The system outage that disrupted inspection kiosks and caused significant delays at several Canadian airports on Sunday (Sept. 28) has now been resolved.

The Canada Border Services Agency (CBSA) confirmed the news in an update posted to its X account early Monday (Sept. 29). 

“Travellers may continue to experience delays in the short term as we resume normal processing operations. We thank you for your patience and apologize for any inconvenience experienced,” the agency wrote.

The update wraps up a technical issue that caused major disruptions for many international travellers arriving in Canada on Sunday.

Earlier in the day, the CBSA’s inspection kiosks lost connectivity due to an “unforeseen technical issue” during a routine systems maintenance, CBC News reported.

The kiosks, also known as e-gates, are used to confirm travellers’ identity and submit their customs declaration.

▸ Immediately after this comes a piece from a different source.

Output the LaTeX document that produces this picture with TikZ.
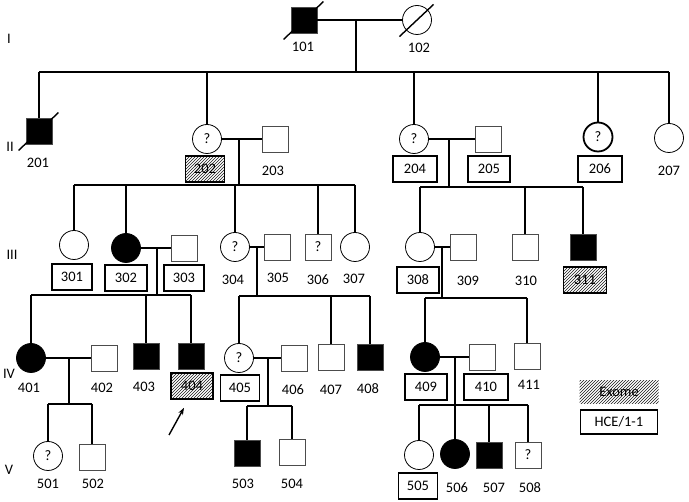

Several major Canadian airports — including Montreal’s Trudeau International, Toronto Pearson, and Calgary International —advised on social media that travellers could face longer-than-usual wait times at customs.

Lengthy queues 

PAX was among the many international arrivals affected by yesterday’s delays, which were triggered by passengers being redirected to primary inspection lines for manual processing.

For crowd control purposes, travellers were also held on arriving aircraft until the CBSA authorized disembarkation.

A long line snakes through Canadian customs at Toronto Pearson airport Sunday night. (Pax Global Media)

After landing at Toronto Pearson on an Air Canada flight from Athens, we were told that we would need to wait at least 45 minutes before deplaning.

That wait inside the plane stretched to almost two hours, and once we were finally permitted to disembark, we found ourselves in an enormous line—easily a thousand people deep—leading to Canadian customs.

NEXUS members were able to fast-track, but for everyone else, the process dragged on for nearly two hours.

From the time we were held on the aircraft to finally clearing the processing line, exiting Toronto Pearson took us nearly four hours — and for others, the wait was reportedly even longer.

It marks yet another Canada-wide kiosk outage disrupting travel — similar incidents in April and June also caused delays at several major airports.